By Karen Butterfield
Missourian Staff Writer
Improvement practices at Union Middle School appear to be working.
While various department officials boasted of improved scores, perhaps the most telling sign of improvement was the testimony of a student who took part in the Academy of Reading offered at the middle school.
The student, who was only introduced as Nick, visited the school board in March to talk about his transformation.
“It all started at the beginning of the year. I couldn’t really take a test without having it read, because I couldn’t really read,” he said.
He spoke of going to Tina Brueggemann’s resource lab classroom to have tests read to him.
But one day, “I went up there to take a science test, and she was busy, so I had to take it by myself.
“And I got an 80 (percent),” he said.
Cheers erupted in the boardroom as visitors and the board applauded his achievement and his courage in speaking to the crowd.
The student has since graduated out of the program, improving his reading scores by more than a grade level.
Ty Crain, middle school principal, said the school revisited its mission, vision and direction, as well as corroboratively developed an RTI (Response To Intervention) program.

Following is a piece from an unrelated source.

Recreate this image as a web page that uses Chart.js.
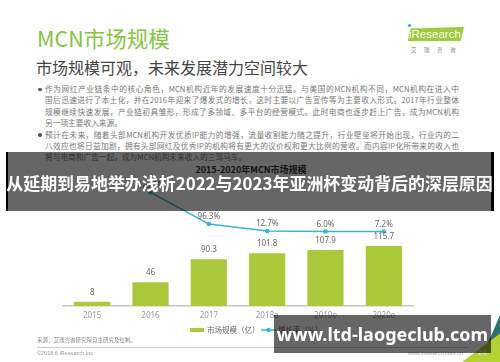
<!DOCTYPE html>
<html><head><meta charset="utf-8">
<script src="https://cdn.jsdelivr.net/npm/chart.js@4.4.1/dist/chart.umd.min.js"></script>
<style>
html,body{margin:0;padding:0;background:#fff;}
body{width:500px;height:362px;position:relative;overflow:hidden;font-family:"Noto Sans CJK SC","Noto Sans",sans-serif;}
.abs{position:absolute;white-space:nowrap;}
#title{left:37px;top:24px;font-size:21.5px;color:#86c441;line-height:28px;}
#sub{left:36px;top:56px;font-size:16px;color:#444;line-height:22px;}
.bl{position:absolute;left:45px;width:414px;font-size:7.7px;color:#777;line-height:10px;text-align:justify;text-align-last:justify;white-space:nowrap;}
.bl.last{text-align-last:left;}
.dot{position:absolute;left:38px;width:3.5px;height:3.5px;border-radius:50%;background:#555;}
#ctitle{left:0;width:502px;text-align:center;top:164px;font-size:9px;font-weight:bold;color:#333;line-height:12px;}
#chartWrap{position:absolute;left:0;top:0;width:500px;height:362px;}
#banner1{position:absolute;left:6px;top:152px;width:488px;height:59px;background:rgba(0,0,0,0.6);z-index:5;border-left:2px solid #000;border-right:3px solid #000;box-sizing:border-box;}
#banner1 span{position:absolute;left:-10px;right:-10px;top:19px;text-align:center;color:#fff;font-weight:bold;font-size:16.95px;line-height:24px;white-space:nowrap;}
#banner2{position:absolute;left:274px;top:315px;width:217px;height:38px;background:rgba(0,0,0,0.6);z-index:5;}
#banner2 span{position:absolute;left:0;right:0;top:6px;text-align:center;color:#fff;font-weight:bold;font-size:18px;line-height:26px;font-family:"Noto Sans",sans-serif;white-space:nowrap;}
#foot1{left:37px;top:336px;font-size:5.5px;color:#888;}
#foot2{left:37px;top:350px;font-size:5.5px;color:#999;font-family:"Liberation Sans",sans-serif;}
#fline{position:absolute;left:37px;top:347px;width:432px;height:1px;background:#ccc;}
#url{left:408px;top:350px;font-size:5.5px;color:#aaa;font-family:"Liberation Sans",sans-serif;}
#pnum{left:478px;top:348px;font-size:8px;color:#eee;z-index:3;font-family:"Liberation Sans",sans-serif;}
#tri1{position:absolute;left:460px;top:310px;width:40px;height:52px;background:#2e6f6a;clip-path:polygon(100% 10%,100% 62%,55% 90%);z-index:1;}
#tri2{position:absolute;left:460px;top:310px;width:40px;height:52px;background:#b3d334;clip-path:polygon(100% 45%,100% 100%,5% 100%);z-index:2;}
#logo{position:absolute;left:406px;top:27px;width:58px;height:14px;z-index:1;}
#logo .bg{position:absolute;left:2px;top:0;width:56px;height:14px;background:#9ccb3b;clip-path:polygon(4% 10%,100% 0,94% 100%,0 100%);}
#logo span{position:absolute;left:3px;top:-1px;font-size:11.5px;color:#fff;font-family:"Liberation Sans",sans-serif;line-height:16px;}
#logo i{position:absolute;left:2px;top:-3px;width:3px;height:3px;border-radius:50%;background:#2aa2d6;}
#logo2{left:411px;top:46px;font-size:5.5px;color:#888;letter-spacing:7.5px;}
</style></head>
<body>
<div id="title" class="abs">MCN市场规模</div>
<div id="sub" class="abs">市场规模可观，未来发展潜力空间较大</div>
<div id="logo"><div class="bg"></div><i></i><span>iResearch</span></div>
<div id="logo2" class="abs">艾瑞咨询</div>

<div class="dot" style="top:87.5px"></div>
<div class="bl" style="top:84px">作为网红产业链条中的核心角色，MCN机构近年的发展速度十分迅猛。与美国的MCN机构不同，MCN机构在进入中</div>
<div class="bl" style="top:95px">国后迅速进行了本土化，并在2016年迎来了爆发式的增长，这时主要以广告宣传等为主要收入形式。2017年行业整体</div>
<div class="bl" style="top:106.5px">规模继续快速发展，产业链初具雏形，形成了多领域、多平台的经营模式。此时电商也逐步赶上广告，成为MCN机构</div>
<div class="bl last" style="top:118px">另一项主要收入来源。</div>
<div class="dot" style="top:133px"></div>
<div class="bl" style="top:130px">预计在未来，随着头部MCN机构开发优质IP能力的增强，流量收割能力随之提升，行业壁垒将开始出现，行业内的二</div>
<div class="bl" style="top:141px">八效应也将日益加剧，拥有头部网红及优秀IP的机构将有更大的议价权和更大比例的营收。而内容IP化所带来的收入也</div>
<div class="bl last" style="top:152px">将与电商和广告一起，成为MCN机构未来收入的三驾马车。</div>

<div id="ctitle" class="abs">2015-2020年MCN市场规模</div>

<div id="chartWrap"><canvas id="c" width="500" height="362"></canvas></div>

<div id="foot1" class="abs">来源：艾瑞咨询研究院自主研究及绘制。</div>
<div id="fline"></div>
<div id="foot2" class="abs">©2018.6 iResearch Inc</div>
<div id="url" class="abs">www.iresearch.com.cn</div>
<div id="tri1"></div><div id="tri2"></div>
<div id="pnum" class="abs">24</div>

<div id="banner1"><span>从延期到易地举办浅析2022与2023年亚洲杯变动背后的深层原因</span></div>
<div id="banner2"><span>www.ltd-laogeclub.com</span></div>

<script>
const categories = ['2015', '2016', '2017', '2018e', '2019e', '2020e'];
const marketSize = [8, 46, 90.3, 101.8, 107.9, 115.7];
const growthRate = [null, 475.0, 96.3, 12.7, 6.0, 7.2];
const seriesNames = ['市场规模（亿）', '增长率（%）'];

const barColor = '#a9c93a';
const lineColor = '#36b3d8';

const labelPlugin = {
  id: 'valueLabels',
  afterDatasetsDraw(chart) {
    const ctx = chart.ctx;
    ctx.save();
    ctx.font = '8px "Noto Sans", "Liberation Sans", sans-serif';
    ctx.fillStyle = '#666';
    ctx.textAlign = 'center';
    ctx.textBaseline = 'middle';
    chart.data.datasets.forEach((ds, di) => {
      const meta = chart.getDatasetMeta(di);
      meta.data.forEach((el, i) => {
        const v = ds.data[i];
        if (v === null || v === undefined) return;
        if (ds.type === 'bar') {
          ctx.fillText(String(v), el.x, el.y - 9);
        } else {
          ctx.fillText(v.toFixed(1) + '%', el.x, el.y - 7);
        }
      });
    });
    // legend
    const ly = 330;
    ctx.fillStyle = barColor;
    ctx.fillRect(190, ly - 2, 14, 4);
    ctx.fillStyle = '#666';
    ctx.textAlign = 'left';
    ctx.font = '7.5px "Noto Sans CJK SC", sans-serif';
    ctx.fillText(seriesNames[0], 207, ly);
    ctx.strokeStyle = lineColor;
    ctx.lineWidth = 1.5;
    ctx.beginPath(); ctx.moveTo(261, ly); ctx.lineTo(276, ly); ctx.stroke();
    ctx.fillStyle = lineColor;
    ctx.beginPath(); ctx.arc(268.5, ly, 2.2, 0, Math.PI * 2); ctx.fill();
    ctx.fillStyle = '#666';
    ctx.fillText(seriesNames[1], 278, ly);
    ctx.restore();
  }
};

new Chart(document.getElementById('c'), {
  data: {
    labels: categories,
    datasets: [
      {
        type: 'line', label: seriesNames[1], data: growthRate, yAxisID: 'y1',
        borderColor: lineColor, backgroundColor: lineColor, borderWidth: 1.5,
        pointRadius: 2.3, pointBackgroundColor: lineColor, pointBorderWidth: 0,
        tension: 0, order: 0
      },
      {
        type: 'bar', label: seriesNames[0], data: marketSize, yAxisID: 'y',
        backgroundColor: barColor, barPercentage: 0.62, categoryPercentage: 1, order: 1
      }
    ]
  },
  options: {
    responsive: false,
    animation: false,
    layout: { padding: { left: 63, right: 87, top: 160, bottom: 36 } },
    plugins: { legend: { display: false }, title: { display: false }, tooltip: { enabled: false } },
    scales: {
      x: {
        offset: true,
        grid: { display: false, drawTicks: false },
        border: { display: true, color: '#c8c8c8', width: 1.5 },
        ticks: { color: '#999', font: { size: 8, family: '"Noto Sans", sans-serif' }, padding: 5, maxRotation: 0 },
        afterFit(scale) { scale.height = 20; }
      },
      y: { display: false, min: 0, max: 281.3 },
      y1: { display: false, min: -883.4, max: 861 }
    }
  },
  plugins: [labelPlugin]
});
</script>
</body></html>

The slogan is “Committed to Success.”
“Data is used to identify where students are at,” including with Pathdriver testing for reading and math, grade level tests, district assessments, MAP, Gates, Star tests, teacher input and other assessment tests.
“Any piece of data that we could get our hands on, we try to utilize to get as broad of a picture as we could — to look at students globally and to get all the information we could moving forward,” Crain said.
The school uses a four-tier model. Tier one includes classroom intervention, differentiation and tutoring. Tier two utilizes an advisory “power hour” for additional instruction.
If the first two tiers are unsuccessful, tier three includes more intense intervention, with 50 additional minutes of instruction per day five days per week, during a student’s elective class.
If the power hour and more intense intervention still don’t yield results, the district will begin to look at further testing for possible special education services to help the student.
Students test in Pathdriver three times per year in what is called a universal screening.
Based on that, students who need the most help are identified.
“If they’re in the ‘red,’ it means they’re in the bottom 25 percent of students,” Brueggemann said, noting that the screenings are nationally normed.
Before any student is placed in the Academy of Reading or Academy of Math, they also are given a placement test and other data is studied.
If students are placed, a training program is created specifically for them.
Brueggemann can monitor progress and do individual instruction as needed.
So far, students using Pathdriver have seen an average 20-point gain in reading and math scores. Science scores have increased an average of 25 percent from pre- to post-test scores.
Power Hour is held Tuesdays, Wednesdays and Thursdays for 23 minutes each day on a three-week rotation.
During power hour, students who are struggling focus on academic intervention. Other students work in enrichment programs.
Science, math, English and literature teachers each select 10 students who they will do additional instruction with, focusing on specific skills and areas through small group instruction.
The remainder of the staff has developed lessons that are engaging, focused on critical thinking and problem solving and working with constructive response, where they justify that thinking, Crain said.
Students shift to different sessions every three weeks. A student can only be in an intervention session for two rounds before they are placed in an enrichment session.
Ideally, Crain said, there will be six sessions per semester, though there will only be five this semester because the program is new.
Jane Mueller, library teacher and Science Olympiad sponsor, said she modeled her power hour activity after a Science Olympiad event, where students are challenged to build a catapult to launch a projectile at a specific target.
Students must work together to develop a plan, build and test their catapult and troubleshoot.
They don’t have the target until the launch date, so they must keep an accurate data chart, Mueller noted, as well as work with independent and dependent variables.
Robert Rogers, social studies teacher, has students develop and maintain a website students named The CATCH — “Cool, Awesome, Trustworthy and Creative Homepage.”
“Their idea is to ‘catch’ UMS students being awesome,” Rogers said. “Every week it gets better. The kids build on what the last group did and what’s really cool is that it’s all their interests.”
The website is UMS.weebly.com.
All content is student generated and even features an Instagram account.
“You can see their fingerprints all over it,” Rogers said. “What they do in 20 minutes three times per week is pretty impressive to me.”
Amanda Sullivan, reading/literature teacher, explained the intervention side of power hour, including how students are selected and how even the intervention part has been made fun with games that focus on themes they struggle with.
“I like that we call it power hour for everyone because the kids don’t seem to think of power hour as anything different from kids in enrichment or for kids who need the extra help,” Sullivan said.
At first, kids were reluctant, but have warmed up to the idea of an extra few minutes of reading or math practice during power hour.